In a small network, an unmanaged switch often works until more cameras, VoIP, access points, servers, and multiple VLANs appear. At that point the problem is no longer just port count but lack of control over traffic, priorities, and inter-segment routing. That is why infrastructure growth usually happens in stages: Smart L2 first, then L3 at the core when the network actually needs it.
What a Smart L2 switch really adds
A Smart L2 switch makes sense when the design requires VLANs, QoS, basic protection mechanisms, and per-port management, while routing between subnets can still be handled by the router or firewall. This is typical in offices, retail sites, schools, or mid-size CCTV networks where surveillance, office traffic, guest Wi-Fi, and voice need to be separated. At this stage, the goal is not only segmentation but also proper prioritization of latency-sensitive services such as voice and video.

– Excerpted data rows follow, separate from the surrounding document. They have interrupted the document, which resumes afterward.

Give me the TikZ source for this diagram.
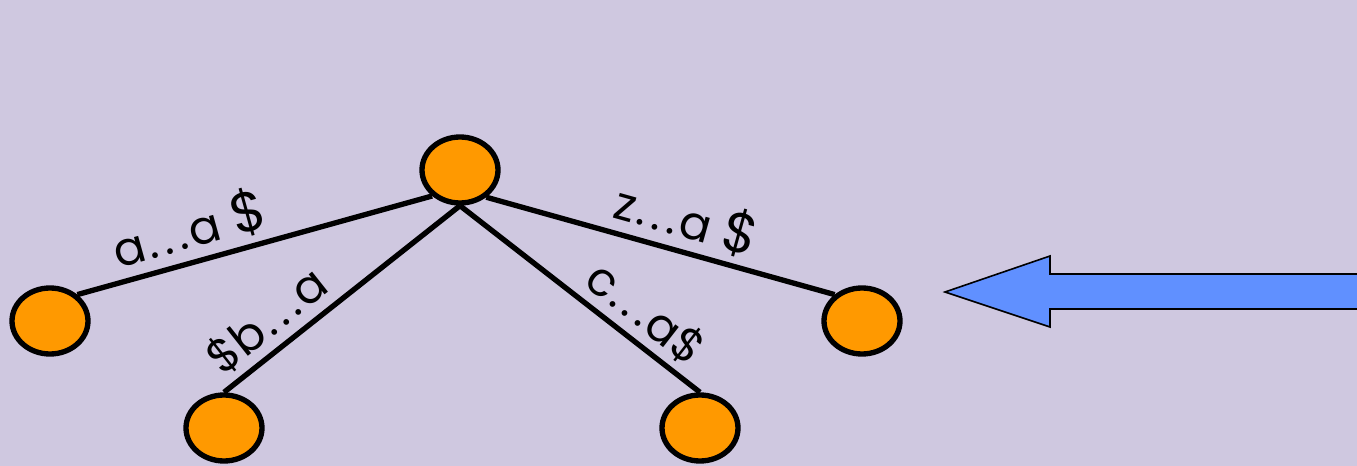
\documentclass[tikz,border=0pt]{standalone}
\usepackage{fontspec}
\setmainfont{Poppins}
\usetikzlibrary{shapes.geometric}
\definecolor{bg}{HTML}{CFC8E0}
\definecolor{nodeorange}{HTML}{FF9900}
\definecolor{arrowblue}{HTML}{6090FF}
\newcommand{\dd}{\kern2pt.\kern4.5pt.\kern4.5pt.\kern2pt}
\tikzset{
  treenode/.style={ellipse, draw=black, line width=4pt, fill=nodeorange,
    minimum width=57pt, minimum height=49.5pt, inner sep=0pt},
  edge/.style={draw=black, line width=4pt},
  lbl/.style={sloped, above, inner sep=5pt, font=\fontsize{35}{38}\selectfont},
  bigarrow/.style={fill=arrowblue, draw=black, line width=1.2pt, line join=miter}
}
\begin{document}
\begin{tikzpicture}[x=0.75pt,y=-0.75pt]
\fill[bg] (0,0) rectangle (1357,466);
\useasboundingbox (0,0) rectangle (1357,466);
\node[treenode] (top) at (460,170) {};
\node[treenode] (l) at (50,321) {};
\node[treenode] (bl) at (224,428) {};
\node[treenode] (br) at (700,428) {};
\node[treenode] (r) at (862,321) {};
\draw[edge] (l.44) -- node[lbl, pos=0.34] {a\dd a {\fontsize{42}{46}\selectfont\$}} (top.223);
\draw[edge] (bl.north) -- node[lbl, pos=0.26] {\$b\dd a} (top.south);
\draw[edge] (top.south) -- node[lbl, pos=0.7] {c\dd a\$} (br.north);
\draw[edge] (top.314) -- node[lbl, pos=0.55] {z\dd a {\fontsize{42}{46}\selectfont\$}} (r.136);
\coordinate (tip) at (945,292);
\draw[bigarrow] (tip) -- (1050,256) -- (1050,274) -- (1362,274) -- (1362,309) -- (1050,309) -- (1050,327) -- cycle;
\end{tikzpicture}
\end{document}
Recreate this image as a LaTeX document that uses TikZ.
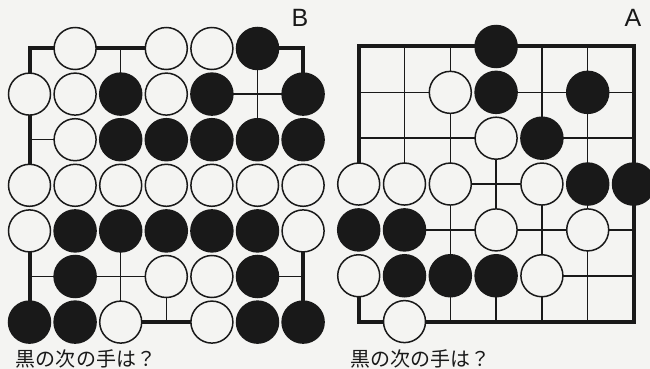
\documentclass[tikz,border=0pt]{standalone}
\usepackage{fontspec}
\newfontfamily\cjk{Noto Sans CJK JP}
\newfontfamily\lab{Liberation Sans}
\definecolor{paper}{RGB}{244,244,242}
\definecolor{ink}{RGB}{25,25,25}
\tikzset{
  borderln/.style={draw=ink,line width=4pt,line join=miter},
  gline/.style={draw=ink,line width=1.5pt},
  wst/.style={draw=ink,fill=paper,line width=1.5pt},
  bst/.style={draw=ink,fill=ink,line width=1.5pt},
  captxt/.style={font=\cjk\fontsize{20}{21}\selectfont,inner sep=0pt,anchor=base,text=ink},
  lbltxt/.style={font=\lab\fontsize{25}{26}\selectfont,inner sep=0pt,anchor=base,text=ink}
}
\begin{document}
\begin{tikzpicture}[x=1pt,y=-1pt]
\fill[paper] (0,0) rectangle (650,369);
\useasboundingbox (0,0) rectangle (650,369);
% ---------------- Board B ----------------
\begin{scope}[shift={(29.5pt,-48.5pt)},x=45.6pt,y=-45.6pt]
  \draw[borderln] (1,0)--(0,0)--(0,3);
  \draw[borderln] (1,0)--(3,0);
  \draw[borderln] (5,0)--(6,0)--(6,1);
  \draw[borderln] (0,4)--(0,6);
  \draw[borderln] (6,4)--(6,6);
  \draw[borderln] (2,6)--(4,6);
  \draw[gline] (4,1)--(6,1);
  \draw[gline] (0,2)--(1,2);
  \draw[gline] (0,5)--(3,5);
  \draw[gline] (5,5)--(6,5);
  \draw[gline] (2,0)--(2,1);
  \draw[gline] (2,4)--(2,6);
  \draw[gline] (3,5)--(3,6);
  \draw[gline] (5,0)--(5,2);
  \foreach \p in {(1,0),(3,0),(4,0),(0,1),(1,1),(3,1),(1,2),
    (0,3),(1,3),(2,3),(3,3),(4,3),(5,3),(6,3),(0,4),(6,4),(3,5),(4,5),(2,6),(4,6)}
    \draw[wst] \p circle[radius=21pt];
  \foreach \p in {(5,0),(2,1),(4,1),(6,1),(2,2),(3,2),(4,2),(5,2),(6,2),
    (1,4),(2,4),(3,4),(4,4),(5,4),(1,5),(5,5),(0,6),(1,6),(5,6),(6,6)}
    \draw[bst] \p circle[radius=21pt];
\end{scope}
\node[lbltxt] (labB) at (300,27) {B};
\node[captxt] (capB) at (86,366.5) {黒の次の手は？};
% ---------------- Board A ----------------
\begin{scope}[shift={(358.7pt,-46.5pt)},x=45.8pt,y=-45.85pt]
  \draw[borderln] (0,3)--(0,0)--(6,0)--(6,6)--(0,6)--(0,5);
  \draw[gline] (0,1)--(2,1);
  \draw[gline] (3,1)--(6,1);
  \draw[gline] (0,2)--(3,2);
  \draw[gline] (4,2)--(6,2);
  \draw[gline] (2,3)--(4,3);
  \draw[gline] (1,4)--(6,4);
  \draw[gline] (4,5)--(6,5);
  \draw[gline] (1,0)--(1,3);
  \draw[gline] (2,0)--(2,6);
  \draw[gline] (3,2)--(3,4);
  \draw[gline] (3,5)--(3,6);
  \draw[gline] (4,0)--(4,2);
  \draw[gline] (4,3)--(4,6);
  \draw[gline] (5,0)--(5,6);
  \foreach \p in {(2,1),(3,2),(0,3),(1,3),(2,3),(4,3),(3,4),(5,4),(0,5),(4,5),(1,6)}
    \draw[wst] \p circle[radius=21pt];
  \foreach \p in {(3,0),(3,1),(5,1),(4,2),(5,3),(6,3),(0,4),(1,4),(1,5),(2,5),(3,5)}
    \draw[bst] \p circle[radius=21pt];
\end{scope}
\node[lbltxt] (labA) at (633,27) {A};
\node[captxt] (capA) at (420,366.5) {黒の次の手は？};
\end{tikzpicture}
\end{document}
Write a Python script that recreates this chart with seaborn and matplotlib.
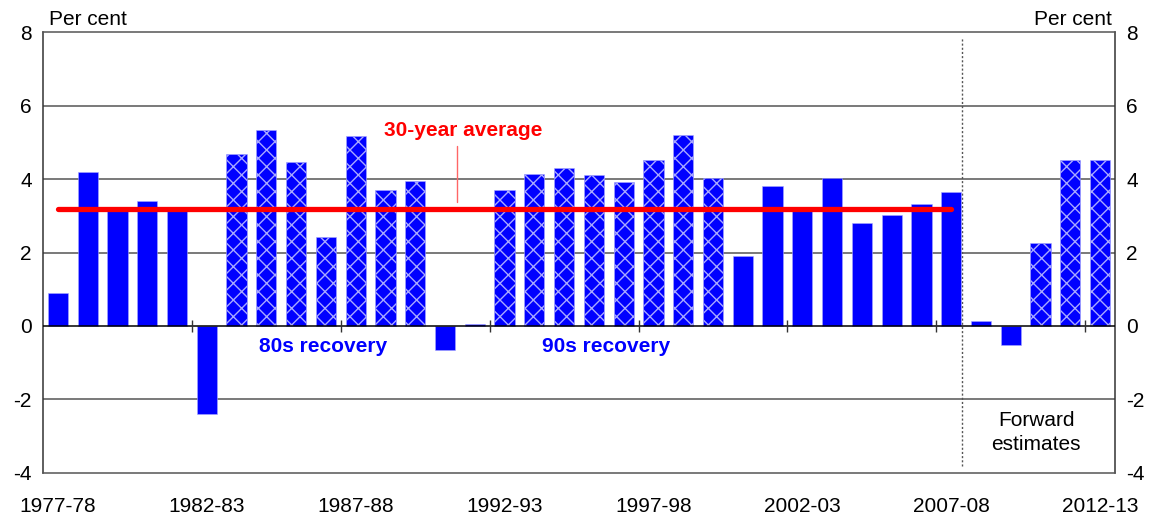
import numpy as np
import pandas as pd
import seaborn as sns
from matplotlib import pyplot as plt

# %%
# Data
years = [f"{y}-{str(y + 1)[-2:]}" for y in range(1977, 2013)]
growth = [0.90, 4.20, 3.13, 3.39, 3.13, -2.40, 4.68, 5.34, 4.46, 2.42,
          5.17, 3.70, 3.95, -0.66, 0.05, 3.70, 4.14, 4.30, 4.11, 3.92,
          4.52, 5.21, 4.02, 1.91, 3.81, 3.15, 4.02, 2.81, 3.01, 3.32,
          3.64, 0.13, -0.51, 2.26, 4.51, 4.51]
recovery = ([False] * 6 + [True] * 7 + [False] * 2 + [True] * 8
            + [False] * 10 + [True] * 3)
avg_30yr = 3.18
shown_labels = ["1977-78", "1982-83", "1987-88", "1992-93", "1997-98",
                "2002-03", "2007-08", "2012-13"]

df = pd.DataFrame({"year": years, "growth": growth, "recovery": recovery})

# %%
sns.set_style("white")
plt.rcParams["font.family"] = ["Liberation Sans", "DejaVu Sans"]
plt.rcParams["hatch.linewidth"] = 1.0
plt.rcParams["axes.unicode_minus"] = False
plt.rcParams["text.color"] = "black"
plt.rcParams["xtick.color"] = "black"
plt.rcParams["ytick.color"] = "black"

BLUE = "#0000ff"
RED = "#ff0000"
FS = 15

fig = plt.figure(figsize=(11.55, 5.14), dpi=100)
ax = fig.add_axes([0.0372, 0.0798, 0.9282, 0.8579])

sns.barplot(data=df, x="year", y="growth", color=BLUE, saturation=1,
            width=0.68, ax=ax, zorder=3)
for patch, hatched in zip(ax.patches, df["recovery"]):
    patch.set_edgecolor("#a8a8ff")
    patch.set_linewidth(0.4)
    if hatched:
        patch.set_hatch("xx")

ax.set_xlim(-0.5, len(years) - 0.5)
ax.set_ylim(-4, 8)
ax.set_yticks(range(-4, 9, 2))
ax.set_xlabel("")
ax.set_ylabel("")

# gridlines
for yv in [-2, 2, 4, 6]:
    ax.axhline(yv, color="#555555", linewidth=1.1, zorder=1)
ax.axhline(0, color="black", linewidth=1.1, zorder=4)

# x ticks: labels under bar centres, marks at category boundaries
idx = [years.index(l) for l in shown_labels]
ax.set_xticks(idx)
ax.set_xticklabels(shown_labels)
ax.tick_params(axis="x", length=0, labelsize=FS, pad=17)
ax.tick_params(axis="y", length=0, labelsize=FS, labelright=True,
               labelleft=True, pad=8)
bounds = [i - 0.5 for i in idx[1:]]
ax.vlines(bounds, -0.16, 0.16, color="#333333", linewidth=1, zorder=5)

for side in ["left", "right"]:
    ax.spines[side].set_color("#333333")
    ax.spines[side].set_linewidth(1.1)
for side in ["top", "bottom"]:
    ax.spines[side].set_color("#555555")
    ax.spines[side].set_linewidth(1.1)

# 30-year average line
ax.plot([0, 30], [avg_30yr, avg_30yr], color=RED, linewidth=3.8,
        solid_capstyle="round", zorder=6)
ax.plot([13.4, 13.4], [3.37, 4.9], color="#ff6666", linewidth=1.0, zorder=6)
ax.text(13.6, 5.32, "30-year average", color=RED, fontsize=FS,
        fontweight="bold", ha="center", va="center")

ax.text(8.9, -0.57, "80s recovery", color=BLUE, fontsize=FS,
        fontweight="bold", ha="center", va="center")
ax.text(18.4, -0.57, "90s recovery", color=BLUE, fontsize=FS,
        fontweight="bold", ha="center", va="center")

# forward estimates divider
ax.plot([30.36, 30.36], [-3.8, 7.85], color="#555555", linewidth=1,
        linestyle=(0, (1.5, 1.5)), zorder=2)
ax.text(32.85, -2.9, "Forward\nestimates", fontsize=FS, ha="center",
        va="center", linespacing=1.3)

ax.text(0.006, 1.006, "Per cent", transform=ax.transAxes, fontsize=FS,
        ha="left", va="bottom")
ax.text(0.997, 1.006, "Per cent", transform=ax.transAxes, fontsize=FS,
        ha="right", va="bottom")

fig.savefig("out.png", dpi=100)
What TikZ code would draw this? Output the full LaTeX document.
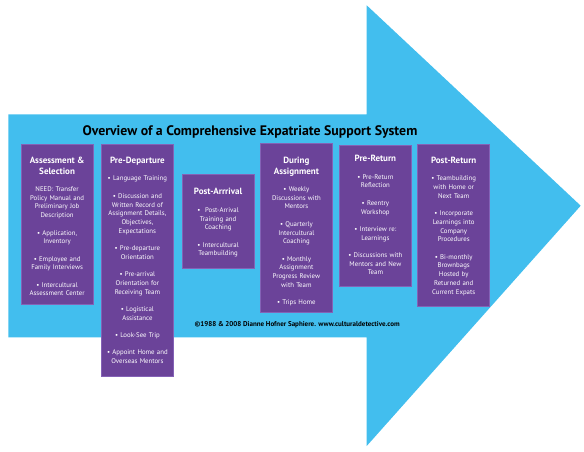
\documentclass[tikz,border=0pt]{standalone}
\usepackage{fontspec}
\setmainfont{PT Sans}
\usepackage{tikz}
\usetikzlibrary{positioning}
\definecolor{arrowBlue}{HTML}{42BEEE}
\definecolor{phaseFill}{HTML}{6B4399}
\definecolor{phaseEdge}{HTML}{8462B6}

\begin{document}
\begin{tikzpicture}[
  x=1pt, y=-1pt,
  phase/.style={
    draw=phaseEdge,
    fill=phaseFill,
    line width=0.8pt,
    anchor=north west,
    inner sep=0pt,
    minimum width=72pt
  },
  phase text/.style={
    text=white,
    text width=72pt,
    align=center,
    inner sep=0pt,
    font=\fontsize{6.8}{8.7}\selectfont\setlength{\parskip}{8.7pt}
  }
]
\useasboundingbox (0,0) rectangle (584,451);
\fill[arrowBlue] (8.3,114.3) -- (366.7,114.3) -- (366.7,5.3) -- (580.7,205.7)
  -- (366.7,446) -- (366.7,337.3) -- (8.3,337.3) -- cycle;
\node[anchor=base, font=\fontsize{13.8}{15}\selectfont\bfseries] (title) at (250,135)
  {Overview of a Comprehensive Expatriate Support System};
% phase boxes
\node[phase, minimum height=159.7pt] (assess) at (20.7,144.3) {};
\node[phase, minimum height=231.4pt] (predep) at (101,144.3) {};
\node[phase, minimum height=93.7pt] (postarr) at (181.7,174) {};
\node[phase, minimum height=169pt] (during) at (260,143.3) {};
\node[phase, minimum height=140.5pt] (preret) at (339,145) {};
\node[phase, minimum height=162pt] (postret) at (417.3,144) {};
% box texts
\node[phase text, below=12.7pt of assess.north] (assess-t) {%
  {\fontsize{9}{10.5}\selectfont\bfseries Assessment \&\\Selection\par}
  NEED: Transfer\\Policy Manual and\\Preliminary Job\\Description\par
  • Application,\\Inventory\par
  • Employee and\\Family Interviews\par
  • Intercultural\\Assessment Center\par};
\node[phase text, below=12.7pt of predep.north] (predep-t) {%
  {\fontsize{9}{10.5}\selectfont\bfseries Pre-Departure\par}
  • Language Training\par
  • Discussion and\\Written Record of\\Assignment Details,\\Objectives,\\Expectations\par
  • Pre-departure\\Orientation\par
  • Pre-arrival\\Orientation for\\Receiving Team\par
  • Logistical\\Assistance\par
  • Look-See Trip\par
  • Appoint Home and\\Overseas Mentors\par};
\node[phase text, below=14.3pt of postarr.north] (postarr-t) {%
  {\fontsize{9}{10.5}\selectfont\bfseries Post-Arrrival\par}
  •~~Post-Arrival\\Training and\\Coaching\par
  • Intercultural\\Teambuilding\par};
\node[phase text, below=13.7pt of during.north] (during-t) {%
  {\fontsize{9}{10.5}\selectfont\bfseries During\\Assignment\par}
  • Weekly\\Discussions with\\Mentors\par
  • Quarterly\\Intercultural\\Coaching\par
  • Monthly\\Assignment\\Progress Review\\with Team\par
  • Trips Home\par};
\node[phase text, below=10.3pt of preret.north] (preret-t) {%
  {\fontsize{9}{10.5}\selectfont\bfseries Pre-Return\par}
  • Pre-Return\\Reflection\par
  • Reentry\\Workshop\par
  • Interview re:\\Learnings\par
  • Discussions with\\Mentors and New\\Team\par};
\node[phase text, below=13pt of postret.north] (postret-t) {%
  {\fontsize{9}{10.5}\selectfont\bfseries Post-Return\par}
  • Teambuilding\\with Home or\\Next Team\par
  • Incorporate\\Learnings into\\Company\\Procedures\par
  • Bi-monthly\\Brownbags\\Hosted by\\Returned and\\Current Expats\par};
\node[anchor=base west, font=\fontsize{7}{8}\selectfont\bfseries] (credit) at (191,326.7)
  {©1988 \& 2008 Dianne Hofner Saphiere. www.culturaldetective.com};
\end{tikzpicture}
\end{document}
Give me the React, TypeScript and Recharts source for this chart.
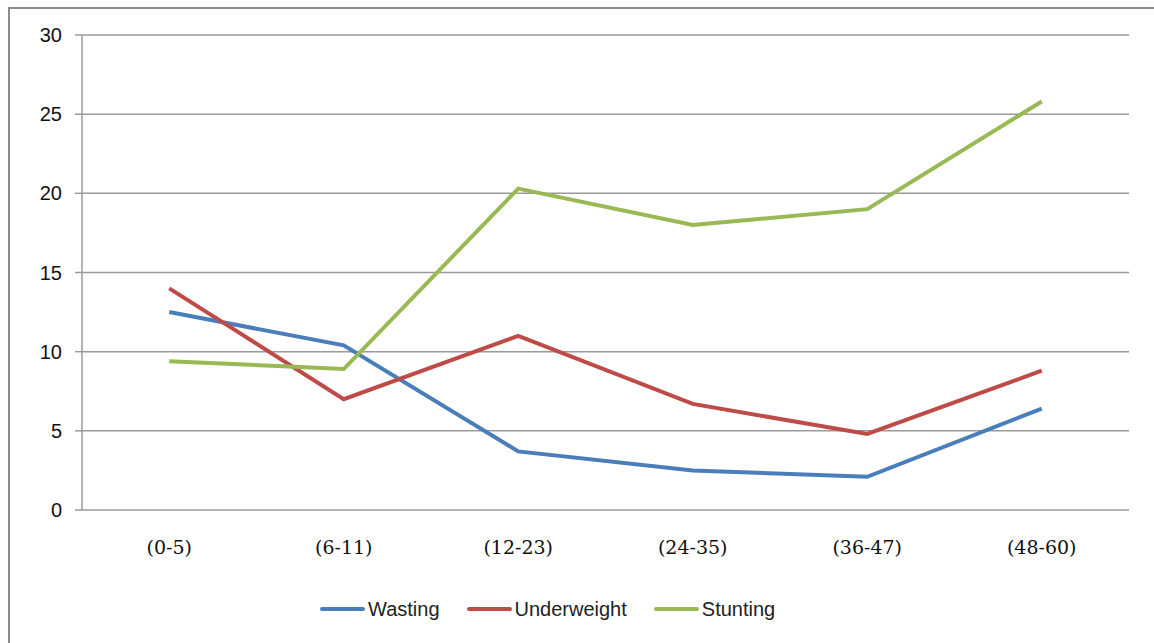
import { LineChart, Line, XAxis, YAxis, CartesianGrid, Legend } from "recharts";

const categories = ["(0-5)", "(6-11)", "(12-23)", "(24-35)", "(36-47)", "(48-60)"];
const wasting = [12.5, 10.4, 3.7, 2.5, 2.1, 6.4];
const underweight = [14.0, 7.0, 11.0, 6.7, 4.8, 8.8];
const stunting = [9.4, 8.9, 20.3, 18.0, 19.0, 25.8];
const yTicks = [0, 5, 10, 15, 20, 25, 30];
const boundTicks = [0, 1, 2, 3, 4, 5, 6];
const labelTicks = [0.5, 1.5, 2.5, 3.5, 4.5, 5.5];

const series = [
  { key: "Wasting", color: "#4A7EBB" },
  { key: "Underweight", color: "#BE4B48" },
  { key: "Stunting", color: "#98B954" },
];

const data = categories.map((c, i) => ({
  pos: i + 0.5,
  cat: c,
  Wasting: wasting[i],
  Underweight: underweight[i],
  Stunting: stunting[i],
}));

const axisGrey = "#9a9a9a";

function LegendContent() {
  return (
    <div style={{ display: "flex", alignItems: "center", height: 26, fontFamily: "Liberation Sans", fontSize: 20, color: "#222" }}>
      {series.map((s, i) => (
        <div key={s.key} style={{ display: "flex", alignItems: "center", marginLeft: i === 0 ? 0 : 27 }}>
          <svg width={45} height={8}>
            <line x1={2} y1={4} x2={43} y2={4} stroke={s.color} strokeWidth={4} strokeLinecap="round" />
          </svg>
          <span style={{ marginLeft: 3, lineHeight: "26px" }}>{s.key}</span>
        </div>
      ))}
    </div>
  );
}

export default function App() {
  return (
    <div style={{ position: "absolute", left: 0, top: 0, width: 1154, height: 643, background: "#fff", overflow: "hidden" }}>
      <div
        style={{
          position: "absolute",
          left: 8,
          top: 7,
          width: 1160,
          height: 660,
          borderTop: "2.5px solid #8c8c8c",
          borderLeft: "2.5px solid #8c8c8c",
        }}
      />
      <LineChart width={1154} height={643} data={data} margin={{ top: 35, right: 25, left: 0, bottom: 73 }}>
        <CartesianGrid vertical={false} stroke={axisGrey} strokeWidth={1.5} xAxisId="labels" />
        <XAxis
          xAxisId="bounds"
          type="number"
          dataKey="pos"
          domain={[0, 6]}
          ticks={boundTicks}
          height={0}
          tickSize={6}
          tickFormatter={() => ""}
          stroke={axisGrey}
          strokeWidth={1.5}
        />
        <XAxis
          xAxisId="labels"
          type="number"
          dataKey="pos"
          domain={[0, 6]}
          ticks={labelTicks}
          height={60}
          axisLine={false}
          tickLine={false}
          tickSize={0}
          tickMargin={31}
          interval={0}
          tickFormatter={(v: number) => categories[Math.floor(v)]}
          tick={{ fill: "#111", fontSize: 19, fontFamily: "DejaVu Serif" }}
        />
        <YAxis
          width={82}
          domain={[0, 30]}
          ticks={yTicks}
          interval={0}
          tickSize={7}
          tickMargin={13}
          stroke={axisGrey}
          strokeWidth={1.5}
          tick={{ fill: "#111", fontSize: 20, fontFamily: "Liberation Sans" }}
        />
        <Legend
          layout="horizontal"
          verticalAlign="middle"
          content={<LegendContent />}
          wrapperStyle={{ left: 320, top: 596, width: 520, height: 26 }}
        />
        {series.map((s) => (
          <Line
            key={s.key}
            xAxisId="labels"
            type="linear"
            dataKey={s.key}
            stroke={s.color}
            strokeWidth={4}
            dot={false}
            isAnimationActive={false}
          />
        ))}
      </LineChart>
    </div>
  );
}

When L3 stops being optional and becomes necessary
As the number of segments, distribution cabinets, and fiber links grows, forcing all routing through the edge device becomes inefficient. A core L3 switch handles inter-VLAN routing in hardware, shortens traffic paths, and offloads the router that should focus on Internet access and security policy. This matters especially in multi-floor buildings, campuses, hotels, and industrial sites where many subnets exchange data locally and should not be hairpinned through the edge router every time.
What to evaluate beyond the switching layer itself
Even a well-chosen Smart L2 or L3 platform will not solve the problem if the design lacks fiber uplinks, sufficient backplane capacity, STP mechanisms, ACL support, and manageable administration. That is why the choice of a distribution or core switch has to follow the topology of the entire site rather than the port count alone. A well-designed network grows predictably: Smart L2 organizes the access layer, and L3 takes over the core only when inter-segment traffic genuinely requires it.